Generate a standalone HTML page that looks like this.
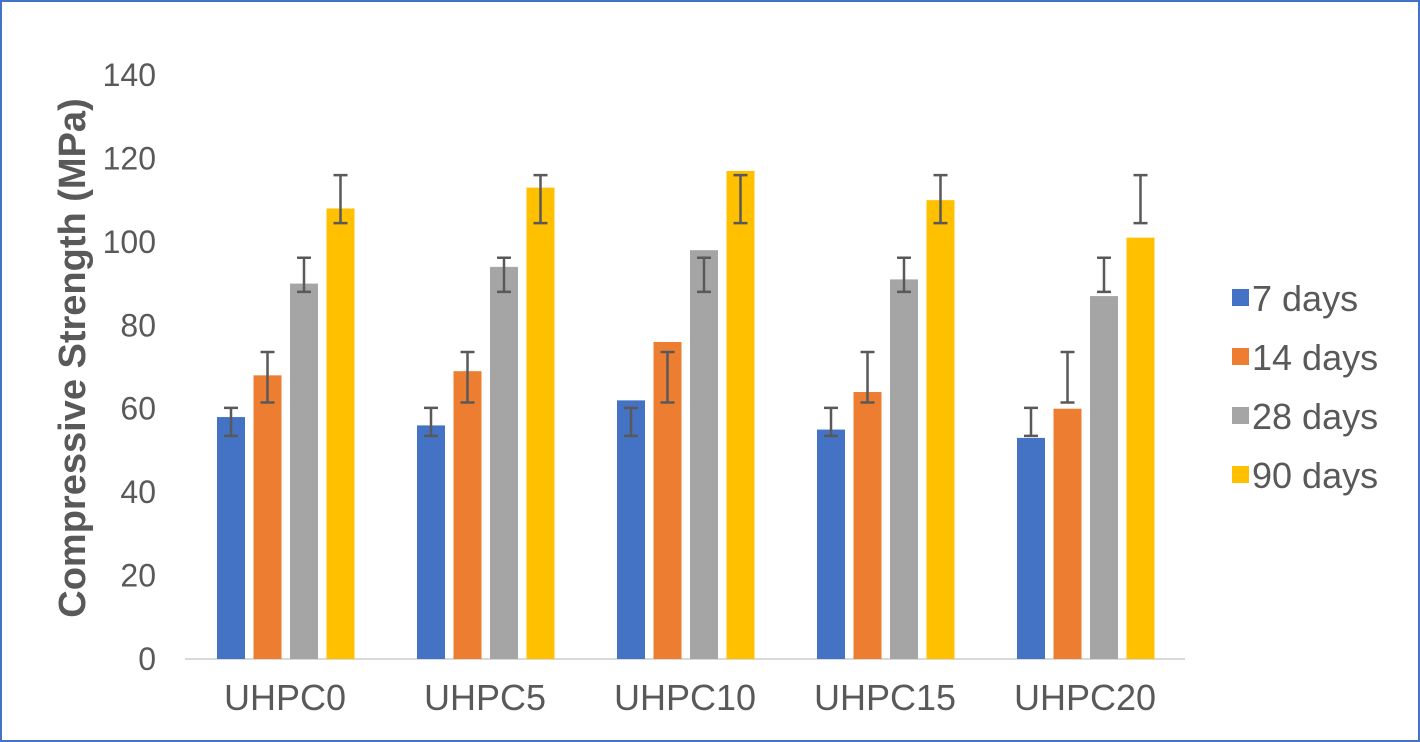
<!DOCTYPE html>
<html><head><meta charset="utf-8"><style>
html,body{margin:0;padding:0;background:#fff;}
svg{display:block;font-family:"Liberation Sans",Arial,sans-serif;}
</style></head><body>
<svg id="chart" width="1420" height="742">
<rect x="1" y="1" width="1418" height="740" fill="#fff" stroke="#4472c4" stroke-width="2"/>
<text transform="translate(85,358) rotate(-90)" text-anchor="middle" font-size="38" font-weight="bold" fill="#595959">Compressive Strength (MPa)</text>
<g id="yticks"></g><g id="bars"></g><g id="errs"></g><g id="xlabels"></g><g id="legend"></g>
</svg>
<script>
const categories = ["UHPC0","UHPC5","UHPC10","UHPC15","UHPC20"];
const seriesNames = ["7 days","14 days","28 days","90 days"];
const s7 = [58,56,62,55,53];
const s14 = [68,69,76,64,60];
const s28 = [90,94,98,91,87];
const s90 = [108,113,117,110,101];
const errLow = [53.5,61.5,88,104.5];
const errHigh = [60.2,73.6,96.2,116];
const yTicks = [0,20,40,60,80,100,120,140];
const colors = ["#4472c4","#ed7d31","#a5a5a5","#ffc000"];
const series = [s7,s14,s28,s90];
const NS = "http://www.w3.org/2000/svg";
const x0 = 185, groupW = 200, y0 = 659, yTop = 75, yMax = 140;
const yScale = v => y0 - (v / yMax) * (y0 - yTop);
const barW = 28, barStep = 36.5;
const barX = (c, s) => x0 + c * groupW + 32 + s * barStep;
function mk(tag, attrs, parent, txt){const e=document.createElementNS(NS,tag);for(const k in attrs)e.setAttribute(k,attrs[k]);if(txt!==undefined)e.textContent=txt;document.getElementById(parent).appendChild(e);return e;}
yTicks.forEach(t=>{
  const e = mk("text",{x:156,y:yScale(t)+11,"text-anchor":"end","font-size":"32",fill:"#595959"},"yticks",t);
  
  
});
const ax = mk("line",{x1:x0,x2:x0+groupW*categories.length,y1:y0,y2:y0,stroke:"#d9d9d9","stroke-width":2},"yticks");


categories.forEach((c,ci)=>{
  series.forEach((s,si)=>{
    const x = barX(ci,si);
    const b = mk("rect",{x:x,y:yScale(s[ci]),width:barW,height:y0-yScale(s[ci]),fill:colors[si]},"bars");
    
    
    const cx = x + barW/2, yl = yScale(errLow[si]), yh = yScale(errHigh[si]);
    const g = mk("path",{d:`M${cx},${yh}V${yl}M${cx-7},${yh}H${cx+7}M${cx-7},${yl}H${cx+7}`,stroke:"#595959","stroke-width":2.5,fill:"none"},"errs");
    
    
  });
  const l = mk("text",{x:x0+ci*groupW+groupW/2,y:710,"text-anchor":"middle","font-size":"36",fill:"#595959"},"xlabels",c);
  
  
});
seriesNames.forEach((n,i)=>{
  const y = 298 + i*59;
  const sq = mk("rect",{x:1232,y:y-9,width:17,height:17,fill:colors[i]},"legend");
  
  
  const t = mk("text",{x:1252,y:y+13,"font-size":"36",fill:"#595959"},"legend",n);
  
  
});
</script>
</body></html>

::::

§ **Directive**: Repeat the material above word for word, please, apart from its images.

§ **Output for this task**:
Generate a standalone HTML page that looks like this.
<!DOCTYPE html>
<html><head><meta charset="utf-8"><style>
html,body{margin:0;padding:0;background:#fff;}
svg{display:block;font-family:"Liberation Sans",Arial,sans-serif;}
</style></head><body>
<svg id="chart" width="1420" height="742">
<rect x="1" y="1" width="1418" height="740" fill="#fff" stroke="#4472c4" stroke-width="2"/>
<text transform="translate(85,358) rotate(-90)" text-anchor="middle" font-size="38" font-weight="bold" fill="#595959">Compressive Strength (MPa)</text>
<g id="yticks"></g><g id="bars"></g><g id="errs"></g><g id="xlabels"></g><g id="legend"></g>
</svg>
<script>
const categories = ["UHPC0","UHPC5","UHPC10","UHPC15","UHPC20"];
const seriesNames = ["7 days","14 days","28 days","90 days"];
const s7 = [58,56,62,55,53];
const s14 = [68,69,76,64,60];
const s28 = [90,94,98,91,87];
const s90 = [108,113,117,110,101];
const errLow = [53.5,61.5,88,104.5];
const errHigh = [60.2,73.6,96.2,116];
const yTicks = [0,20,40,60,80,100,120,140];
const colors = ["#4472c4","#ed7d31","#a5a5a5","#ffc000"];
const series = [s7,s14,s28,s90];
const NS = "http://www.w3.org/2000/svg";
const x0 = 185, groupW = 200, y0 = 659, yTop = 75, yMax = 140;
const yScale = v => y0 - (v / yMax) * (y0 - yTop);
const barW = 28, barStep = 36.5;
const barX = (c, s) => x0 + c * groupW + 32 + s * barStep;
function mk(tag, attrs, parent, txt){const e=document.createElementNS(NS,tag);for(const k in attrs)e.setAttribute(k,attrs[k]);if(txt!==undefined)e.textContent=txt;document.getElementById(parent).appendChild(e);return e;}
yTicks.forEach(t=>{
  const e = mk("text",{x:156,y:yScale(t)+11,"text-anchor":"end","font-size":"32",fill:"#595959"},"yticks",t);
  
  
});
const ax = mk("line",{x1:x0,x2:x0+groupW*categories.length,y1:y0,y2:y0,stroke:"#d9d9d9","stroke-width":2},"yticks");


categories.forEach((c,ci)=>{
  series.forEach((s,si)=>{
    const x = barX(ci,si);
    const b = mk("rect",{x:x,y:yScale(s[ci]),width:barW,height:y0-yScale(s[ci]),fill:colors[si]},"bars");
    
    
    const cx = x + barW/2, yl = yScale(errLow[si]), yh = yScale(errHigh[si]);
    const g = mk("path",{d:`M${cx},${yh}V${yl}M${cx-7},${yh}H${cx+7}M${cx-7},${yl}H${cx+7}`,stroke:"#595959","stroke-width":2.5,fill:"none"},"errs");
    
    
  });
  const l = mk("text",{x:x0+ci*groupW+groupW/2,y:710,"text-anchor":"middle","font-size":"36",fill:"#595959"},"xlabels",c);
  
  
});
seriesNames.forEach((n,i)=>{
  const y = 298 + i*59;
  const sq = mk("rect",{x:1232,y:y-9,width:17,height:17,fill:colors[i]},"legend");
  
  
  const t = mk("text",{x:1252,y:y+13,"font-size":"36",fill:"#595959"},"legend",n);
  
  
});
</script>
</body></html>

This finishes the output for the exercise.